Berlin. . Die Affäre rund um die Doktorarbeit von Freiherr Karl-Theodor zu Guttenberg erzürnt mehr und mehr auch die Wissenschaftler. Der Bayreuther Staatsrechtler Oliver Lepsius nennt zu Guttenberg gar „einen Betrüger“.

Die Plagiats-Affäre des Verteidigungsministers sorgt für Frosttemperaturen im Verhältnis zwischen Wissenschaft und Politik. Der Deutsche Hochschulverband, Interessenvertretung von 26.000 Wissenschaftlern, macht massiv Front gegen den als verharmlosend empfundenen Umgang mit der in weiten Teilen abgeschriebenen Doktorarbeit von Karl-Theodor zu Guttenberg.

„Die Marginalisierung schwer­sten wissenschaftlichen Fehlverhaltens durch höchste Repräsentanten unseres Staates ist empörend“, sagte DHV-Präsident Bernhard Kempen gestern mit Blick auf Äußerungen der Bundeskanzlerin. Angela Merkel betonte, sie habe einen Verteidigungsminister und keinen wissenschaftlichen Mitarbeiter in die Regierung berufen. Wolfgang Marquardt, Vorsitzender des Wissenschaftsrates, der die Re­­gierung in allen wichtigen Forschungsfragen berät, warnte davor, den Ruf der hiesigen Wissenschaft durch „die Bagatellisierung wissenschaftlichen Fehlverhaltens“ zu be­schädigen.

In der Wissenschaftsgemeinde ist ein Satz des Bayreuther Staatsrechtler Oliver Lepsius mehrheitsfähig. „Wir sind einem Betrüger aufgesessen", hatte er der FAZ gesagt. Ob Guttenberg nach der Aberkennung des Doktortitels strafrechtliche Ermittlungen we­gen Verletzung des Urheberrechtes zu gewärtigen hat, ist offen. Die zuständige Staatsanwaltschaft im bayrischen Hof erklärte, sie werde die in­ternen Untersuchungen der Uni Bayreuth abwarten. Dort soll in den nächsten Monaten geprüft werden, ob Guttenberg mit Täuschungsabsicht ge­­schummelt hat.

Guttenberg verliert bei Bürgern an Sympathie

Die Plagiatsaffäre wirkt sich drastisch auf die bis dahin glänzenden Umfragewerte des CSU-Politikers aus. Laut ZDF-Politbarometer rangiert Guttenberg nur noch hauchdünn vor Angela Merkel. So­mit bleibt er zwar der beliebteste Politiker in Deutschland, büßte gleichwohl stark an Zu­spruch ein.

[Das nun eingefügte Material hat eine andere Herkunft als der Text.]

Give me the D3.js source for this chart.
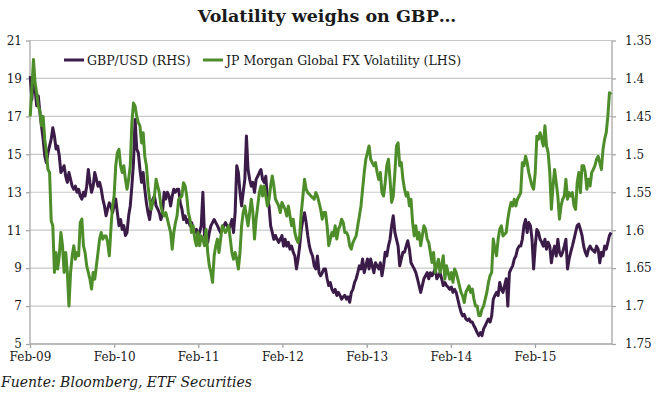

Am Nachmittag hielt Guttenberg vor hundert Angehörigen, Freunden und Kameraden eine bewegende Trauerrede für drei in Nordafghanistan getötete Bundeswehrsoldaten. Sie waren vor einer Woche von einem afghanischen Soldaten erschossen worden.

Der Krankenhausbetreiber Rhön-Klinikum AG widersprach Darstellungen, wonach Guttenberg als früheres Aufsichtsratsmitglied des Unternehmens die Uni Bayreuth, an der er den inzwischen aberkannten Doktortitel erwarb, finanziell unterstützt haben soll.

Hintergrund: Die Rhön AG stiftete der Uni Bayreuth 1999 einen Lehrstuhl für Gesundheitsökonomie. Zu dieser Zeit hielt die Familie Guttenberg 26,5 Prozent der Stammaktien und Guttenberg besaß dort bis 2002 ein Aufsichtsratsmandat. Er begann im Jahr 2000 mit seiner Doktorarbeit in Bayreuth. Die Rhön AG bestätigte, dass auf Vorstandsbeschluss des Unternehmens der Uni Bayreuth für den Lehrstuhl zwischen 1999 und 2006 genau 747 764,36 Euro zur Verfügung gestellt wurden.

Kooperationspartner war nicht direkt die Uni, sondern der Freistaat Bayern. Der Aufsichtsrat sei zu keinem Zeitpunkt damit befasst gewesen, sagte ein Sprecher.

Einen Zu­sammenhang mit Guttenbergs Promotion und den für ihn zu­ständigen Jura-Professoren ha­be es nicht ge­geben. Ähnlich äußerte sich die Uni Bayreuth.

Dass die Union den angeschlagenen Verteidigungsminister unterstützen will, hat in der FDP Befremden ausgelöst. Parteichef Guido Westerwelle will die von Finanzminister Schäuble in Aussicht gestellte Streckung der milliardenschweren Sparauflagen für den Verteidigungsminister um ein Jahr von einem Kabinettsbeschluss abhängig machen. Kanzlerin Merkel hat sich noch nicht festgelegt.